The company was registered in 2012 and started trading in mid-2013. Prior to this, Turner had been working at a retail company which supplied imported hospitality and cosmetic products.
It was during his time at that company that he discovered that there was a “clear gap” between the type of products that were being imported from Europe and Asia and what was being produced locally.
“I felt that we could produce these kinds of [products] locally in a globally cost-competitive fashion and at the same or even a higher quality standard,” he tells Engineering News.
In addition to this, Turner wanted to ensure that he could create as many jobs as possible, which is one of the main reasons that TBAC’s factory in Kya Sands, in Johannesburg, uses labour-intensive processes, with automated applications kept to a minimum. He highlights that, despite this, the company has been able to keep its production costs per unit low.
The company currently has 110 employees, which will be increased to about 150 by the end of 2018. In general, the people that come to work at the company’s factory are unskilled and receive training to operate equipment or perform particular tasks.
“We believe that it is very important to provide people with skills and training, as it is very empowering for people to learn new skills, which will stand them in good stead for their future career development,” Turner elaborates.
Moreover, he says, contrary to some perceptions, he has found that South African factory workers have high levels of productivity. Turner surmises that a possible reason for this is that the legacy issues that workers and employees have in other sectors, such as mining, steel and construction, are not as stark, which assists in building genuine partnerships between management and labour for the good of the business.
Turner remarks that the manufacturing sector offers great potential to create jobs and address South Africa’s 27.7% unemployment rate. “I do not see another way in which South Africa can create jobs,” he says.
Turner believes that the biggest barrier to people manufacturing locally is their reluctance to try, with many having already conceded that it is just not possible, owing to operating challenges, such as high input costs, a lack of skills and labour instability.
He says his hope is that, through TBAC’s continued success, it will be able to disprove the sceptics and thereby showcase that there are “substantial opportunities” for the local manufacturing sector.
Further, Turner points out that there is also a perception that South Africa lacks skilled engineering service providers to cater to the needs of manufacturers. “This is also blatantly false.” He notes that, if a piece of equipment needs to be repaired or new parts are required, inevitably there is a company within a few kilometres of the factory that can provide cost-effective, high - quality assistance.
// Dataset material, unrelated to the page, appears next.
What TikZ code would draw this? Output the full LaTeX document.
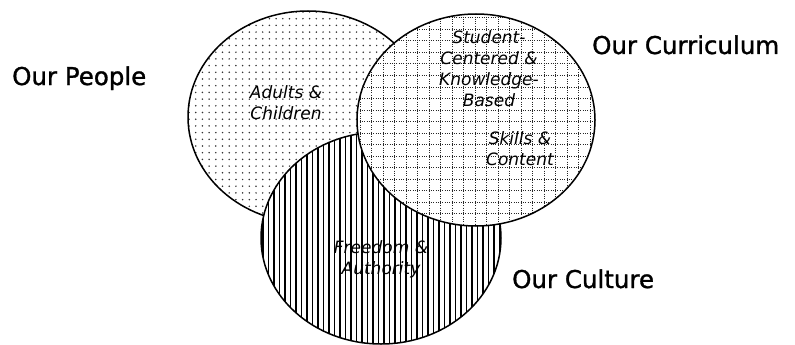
\documentclass[tikz,border=0pt]{standalone}
\usepackage{fontspec}
\setmainfont{DejaVu Sans}
\newfontfamily\outfont[FakeBold=1.2]{DejaVu Sans}
\begin{document}
\begin{tikzpicture}[x=1pt,y=-1pt,
  outline/.style={draw=black,line width=1.5pt},
  dotcol/.style={fill=black!80},
  gridline/.style={draw=black!85,line width=1pt,dash pattern=on 1pt off 1.3pt},
  hatch/.style={draw=black,line width=1.8pt},
  inlab/.style={align=center,inner sep=0pt,font=\itshape\fontsize{17}{21}\selectfont},
  outlab/.style={anchor=base west,inner sep=0pt,font=\outfont\fontsize{24.5}{29}\selectfont}]
\useasboundingbox (0,0) rectangle (795,345);
\coordinate (P) at (308,117);
\coordinate (R) at (476,120);
\coordinate (C) at (381,238);
% Our People ellipse (dots)
\begin{scope}
  \clip (P) ellipse [x radius=120, y radius=106];
  \fill[white] (P) ellipse [x radius=120, y radius=106];
  \foreach \i in {0,...,36} \foreach \j in {0,...,32}
    \fill[dotcol] (189+\i*6.7, 12+\j*6.7) circle (0.85);
\end{scope}
\draw[outline] (P) ellipse [x radius=120, y radius=106];
% Our Culture ellipse (vertical lines)
\begin{scope}
  \clip (C) ellipse [x radius=120, y radius=106];
  \fill[white] (C) ellipse [x radius=120, y radius=106];
  \foreach \i in {0,...,44}
    \draw[hatch] (263+\i*5.5, 128) -- (263+\i*5.5, 346);
\end{scope}
\draw[outline] (C) ellipse [x radius=120, y radius=106];
% Our Curriculum ellipse (dotted grid)
\begin{scope}
  \clip (R) ellipse [x radius=119, y radius=106];
  \fill[white] (R) ellipse [x radius=119, y radius=106];
  \foreach \i in {0,...,21}
    \draw[gridline] (360+\i*11.5, 12) -- (360+\i*11.5, 230);
  \foreach \j in {0,...,19}
    \draw[gridline] (355, 18+\j*11.5) -- (600, 18+\j*11.5);
\end{scope}
\draw[outline] (R) ellipse [x radius=119, y radius=106];
% inner labels
\node[inlab] (adults) at (286,103) {Adults \&\\Children};
\node[inlab] (student) at (489,69) {Student-\\Centered \&\\Knowledge-\\Based};
\node[inlab] (skills) at (520,149) {Skills \&\\Content};
\node[inlab] (freedom) at (381,259) {Freedom \&\\Authority};
% outer labels
\node[outlab] (people) at (12,85) {Our People};
\node[outlab] (curriculum) at (592,54) {Our Curriculum};
\node[outlab] (culture) at (512,288) {Our Culture};
\end{tikzpicture}
\end{document}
Moreover, Turner comments that, when the company first started manufacturing soap, all the moulds it used were manufactured in China. Currently, though, TBAC’s moulds are made by a local company, at less than the price for the imported ones and delivered in less than half the time, he highlights.
“There are pockets of real excellence in engineering and manufacturing throughout South Africa and it is just a case of getting it all together to ensure we unlock the country’s full potential in the sector,” he states.
TBAC is currently undergoing ISO 9001 accreditation for quality and ISO 22716 accreditation for the production, control, storage and shipment of cosmetic products. The company’s first final audit for these accreditations is scheduled for November.
The company has an internal quality assurance department, with the formulation development being outsourced to formulation specialists who have all helped in the development of about 100 product line variations, which include shampoo, soap, body lotion, bath salts, room sprays and insect repellent.
“We manufacture all our liquid products from raw materials, using locally sourced materials wherever possible,” Turner states. He says that this is true of all its product lines, as it is continually striving to use locally sourced materials for its products and has even successfully worked with a number of companies to develop these materials locally to reduce the need to import items and thereby also provide support for local upstream industries.
In addition to the range of guest amenities TBAC produces, the company also manufactures slippers, shower caps and shoe mitts.
The business offers off-the-shelf product lines and bespoke individually branded ranges as well. “Typically, we provide our customers with small products averaging 30 mℓ to 40 mℓ in size, which comprises about 40% of our sales,” says Turner.